AIM | Pictures are not part of the copy. Retype the lines from the first one through the line that contains "const bandBottom = [-1.07, -0.19];".

:::::

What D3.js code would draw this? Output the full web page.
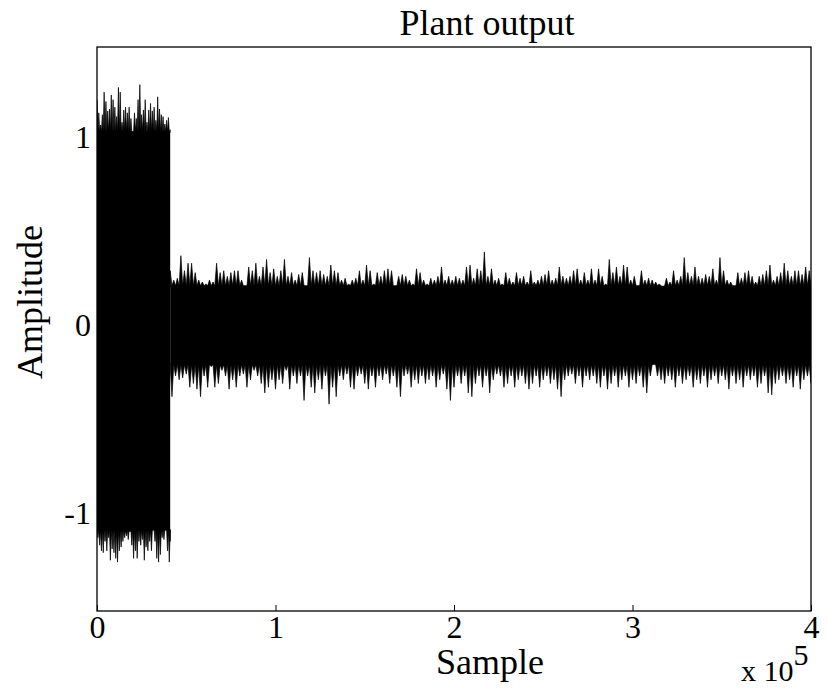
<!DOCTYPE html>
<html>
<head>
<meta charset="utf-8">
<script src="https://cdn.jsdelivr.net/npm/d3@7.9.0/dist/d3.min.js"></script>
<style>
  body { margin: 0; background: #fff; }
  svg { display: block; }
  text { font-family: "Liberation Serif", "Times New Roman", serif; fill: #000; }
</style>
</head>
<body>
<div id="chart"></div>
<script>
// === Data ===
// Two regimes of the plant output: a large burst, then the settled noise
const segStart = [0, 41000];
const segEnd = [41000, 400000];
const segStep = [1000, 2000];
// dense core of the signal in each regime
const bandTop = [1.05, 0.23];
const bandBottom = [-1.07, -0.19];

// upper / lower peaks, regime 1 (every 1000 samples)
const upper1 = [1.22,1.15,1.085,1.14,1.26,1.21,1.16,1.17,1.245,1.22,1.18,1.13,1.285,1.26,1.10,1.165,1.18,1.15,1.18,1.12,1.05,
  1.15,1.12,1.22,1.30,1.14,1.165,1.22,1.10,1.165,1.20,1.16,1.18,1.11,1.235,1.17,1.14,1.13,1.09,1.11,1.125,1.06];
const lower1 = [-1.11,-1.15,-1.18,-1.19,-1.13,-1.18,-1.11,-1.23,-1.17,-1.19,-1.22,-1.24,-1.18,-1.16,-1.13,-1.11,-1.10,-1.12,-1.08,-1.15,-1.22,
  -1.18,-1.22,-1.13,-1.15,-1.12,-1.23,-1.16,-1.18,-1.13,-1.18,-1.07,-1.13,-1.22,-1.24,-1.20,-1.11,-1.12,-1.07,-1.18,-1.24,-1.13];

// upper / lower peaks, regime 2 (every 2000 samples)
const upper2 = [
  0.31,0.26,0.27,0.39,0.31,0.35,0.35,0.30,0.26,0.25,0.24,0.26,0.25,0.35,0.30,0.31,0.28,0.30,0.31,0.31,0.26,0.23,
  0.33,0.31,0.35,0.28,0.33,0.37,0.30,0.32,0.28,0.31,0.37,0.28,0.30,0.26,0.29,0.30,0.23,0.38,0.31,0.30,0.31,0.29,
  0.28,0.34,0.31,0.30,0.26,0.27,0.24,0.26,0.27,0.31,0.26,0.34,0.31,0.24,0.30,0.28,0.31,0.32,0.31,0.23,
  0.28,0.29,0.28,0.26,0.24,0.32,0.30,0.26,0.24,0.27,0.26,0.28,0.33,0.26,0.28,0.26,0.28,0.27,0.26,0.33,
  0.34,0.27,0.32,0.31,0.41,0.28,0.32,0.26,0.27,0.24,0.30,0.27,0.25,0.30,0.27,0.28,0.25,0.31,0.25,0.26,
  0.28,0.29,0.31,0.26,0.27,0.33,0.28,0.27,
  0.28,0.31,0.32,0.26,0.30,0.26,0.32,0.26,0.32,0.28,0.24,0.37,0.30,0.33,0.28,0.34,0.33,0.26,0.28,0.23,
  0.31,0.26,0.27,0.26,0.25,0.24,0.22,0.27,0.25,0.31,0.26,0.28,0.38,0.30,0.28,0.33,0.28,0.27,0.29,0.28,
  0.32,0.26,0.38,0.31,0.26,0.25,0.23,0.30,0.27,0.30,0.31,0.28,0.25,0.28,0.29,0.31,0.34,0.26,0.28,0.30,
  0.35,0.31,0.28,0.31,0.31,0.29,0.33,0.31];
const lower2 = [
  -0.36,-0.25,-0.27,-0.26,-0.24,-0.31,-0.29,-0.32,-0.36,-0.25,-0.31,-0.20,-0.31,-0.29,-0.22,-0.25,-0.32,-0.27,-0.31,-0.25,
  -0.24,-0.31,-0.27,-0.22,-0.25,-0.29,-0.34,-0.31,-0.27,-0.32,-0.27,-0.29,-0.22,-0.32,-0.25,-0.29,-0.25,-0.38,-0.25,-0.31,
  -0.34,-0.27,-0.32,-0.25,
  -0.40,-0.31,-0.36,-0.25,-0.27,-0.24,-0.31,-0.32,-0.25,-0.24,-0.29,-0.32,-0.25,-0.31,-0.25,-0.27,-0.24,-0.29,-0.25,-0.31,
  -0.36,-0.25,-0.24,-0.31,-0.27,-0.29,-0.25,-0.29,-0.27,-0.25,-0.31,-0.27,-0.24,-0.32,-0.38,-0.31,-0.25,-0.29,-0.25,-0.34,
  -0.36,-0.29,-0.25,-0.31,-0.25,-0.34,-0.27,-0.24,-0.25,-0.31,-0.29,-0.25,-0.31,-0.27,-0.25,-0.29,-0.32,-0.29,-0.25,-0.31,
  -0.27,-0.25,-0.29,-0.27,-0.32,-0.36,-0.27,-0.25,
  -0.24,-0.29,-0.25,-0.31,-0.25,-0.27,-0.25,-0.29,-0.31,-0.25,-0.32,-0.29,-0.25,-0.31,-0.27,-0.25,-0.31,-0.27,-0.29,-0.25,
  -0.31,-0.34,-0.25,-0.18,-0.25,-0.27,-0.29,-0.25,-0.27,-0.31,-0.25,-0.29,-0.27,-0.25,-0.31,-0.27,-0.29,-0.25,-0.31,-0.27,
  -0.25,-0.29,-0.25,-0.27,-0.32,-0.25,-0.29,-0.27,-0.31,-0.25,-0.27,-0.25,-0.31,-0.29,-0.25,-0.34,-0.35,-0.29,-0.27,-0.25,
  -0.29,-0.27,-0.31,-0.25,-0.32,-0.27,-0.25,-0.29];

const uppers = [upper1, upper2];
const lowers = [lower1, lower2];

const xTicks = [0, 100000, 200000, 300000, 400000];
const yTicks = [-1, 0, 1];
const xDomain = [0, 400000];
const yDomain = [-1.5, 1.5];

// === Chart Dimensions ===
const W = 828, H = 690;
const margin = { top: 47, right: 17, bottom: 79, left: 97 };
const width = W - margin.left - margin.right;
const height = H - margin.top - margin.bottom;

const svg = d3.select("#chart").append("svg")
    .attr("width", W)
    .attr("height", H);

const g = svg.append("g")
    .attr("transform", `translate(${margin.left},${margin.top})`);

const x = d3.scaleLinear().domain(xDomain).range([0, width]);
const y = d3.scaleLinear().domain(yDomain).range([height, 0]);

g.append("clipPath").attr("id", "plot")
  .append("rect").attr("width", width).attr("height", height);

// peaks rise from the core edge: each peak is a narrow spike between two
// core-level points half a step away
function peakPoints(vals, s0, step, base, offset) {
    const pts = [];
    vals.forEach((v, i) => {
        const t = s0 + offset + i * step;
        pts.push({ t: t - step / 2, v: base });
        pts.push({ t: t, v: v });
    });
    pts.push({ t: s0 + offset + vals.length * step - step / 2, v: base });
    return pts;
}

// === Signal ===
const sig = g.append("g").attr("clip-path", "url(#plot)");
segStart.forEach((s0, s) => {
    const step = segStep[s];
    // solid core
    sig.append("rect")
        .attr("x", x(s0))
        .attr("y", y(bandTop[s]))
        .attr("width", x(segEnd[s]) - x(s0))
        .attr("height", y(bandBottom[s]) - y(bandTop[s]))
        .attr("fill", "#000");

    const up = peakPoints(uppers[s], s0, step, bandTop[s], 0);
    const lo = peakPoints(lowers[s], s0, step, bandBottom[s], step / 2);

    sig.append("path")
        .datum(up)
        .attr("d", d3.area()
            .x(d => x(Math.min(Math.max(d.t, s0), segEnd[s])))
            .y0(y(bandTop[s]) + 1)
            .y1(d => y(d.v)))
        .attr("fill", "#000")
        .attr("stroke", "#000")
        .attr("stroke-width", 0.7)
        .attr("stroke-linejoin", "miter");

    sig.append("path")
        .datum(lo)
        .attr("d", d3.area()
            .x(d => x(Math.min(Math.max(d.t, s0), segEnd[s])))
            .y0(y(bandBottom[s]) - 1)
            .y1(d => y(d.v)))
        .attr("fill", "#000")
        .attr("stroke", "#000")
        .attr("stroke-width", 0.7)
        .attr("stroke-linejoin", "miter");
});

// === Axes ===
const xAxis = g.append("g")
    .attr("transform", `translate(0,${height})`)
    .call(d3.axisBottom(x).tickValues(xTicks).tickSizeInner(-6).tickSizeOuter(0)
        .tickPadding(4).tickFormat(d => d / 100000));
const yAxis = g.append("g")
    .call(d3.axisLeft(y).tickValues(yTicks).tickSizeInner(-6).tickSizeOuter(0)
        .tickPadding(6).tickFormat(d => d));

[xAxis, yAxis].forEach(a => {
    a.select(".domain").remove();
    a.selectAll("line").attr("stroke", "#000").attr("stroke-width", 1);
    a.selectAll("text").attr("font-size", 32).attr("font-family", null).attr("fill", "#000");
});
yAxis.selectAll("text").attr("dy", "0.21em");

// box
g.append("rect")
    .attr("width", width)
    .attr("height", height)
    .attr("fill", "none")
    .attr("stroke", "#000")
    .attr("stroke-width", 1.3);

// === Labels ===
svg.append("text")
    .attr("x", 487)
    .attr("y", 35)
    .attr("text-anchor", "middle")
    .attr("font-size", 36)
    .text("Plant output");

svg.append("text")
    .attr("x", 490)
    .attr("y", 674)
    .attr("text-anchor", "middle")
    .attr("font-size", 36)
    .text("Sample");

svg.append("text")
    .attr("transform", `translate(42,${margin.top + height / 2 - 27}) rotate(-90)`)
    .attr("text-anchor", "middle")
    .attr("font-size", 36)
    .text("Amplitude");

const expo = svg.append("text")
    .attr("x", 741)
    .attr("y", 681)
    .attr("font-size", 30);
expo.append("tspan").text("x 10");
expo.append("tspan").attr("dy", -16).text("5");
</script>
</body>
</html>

:::::

FULL ANSWER |
What D3.js code would draw this? Output the full web page.
<!DOCTYPE html>
<html>
<head>
<meta charset="utf-8">
<script src="https://cdn.jsdelivr.net/npm/d3@7.9.0/dist/d3.min.js"></script>
<style>
  body { margin: 0; background: #fff; }
  svg { display: block; }
  text { font-family: "Liberation Serif", "Times New Roman", serif; fill: #000; }
</style>
</head>
<body>
<div id="chart"></div>
<script>
// === Data ===
// Two regimes of the plant output: a large burst, then the settled noise
const segStart = [0, 41000];
const segEnd = [41000, 400000];
const segStep = [1000, 2000];
// dense core of the signal in each regime
const bandTop = [1.05, 0.23];
const bandBottom = [-1.07, -0.19];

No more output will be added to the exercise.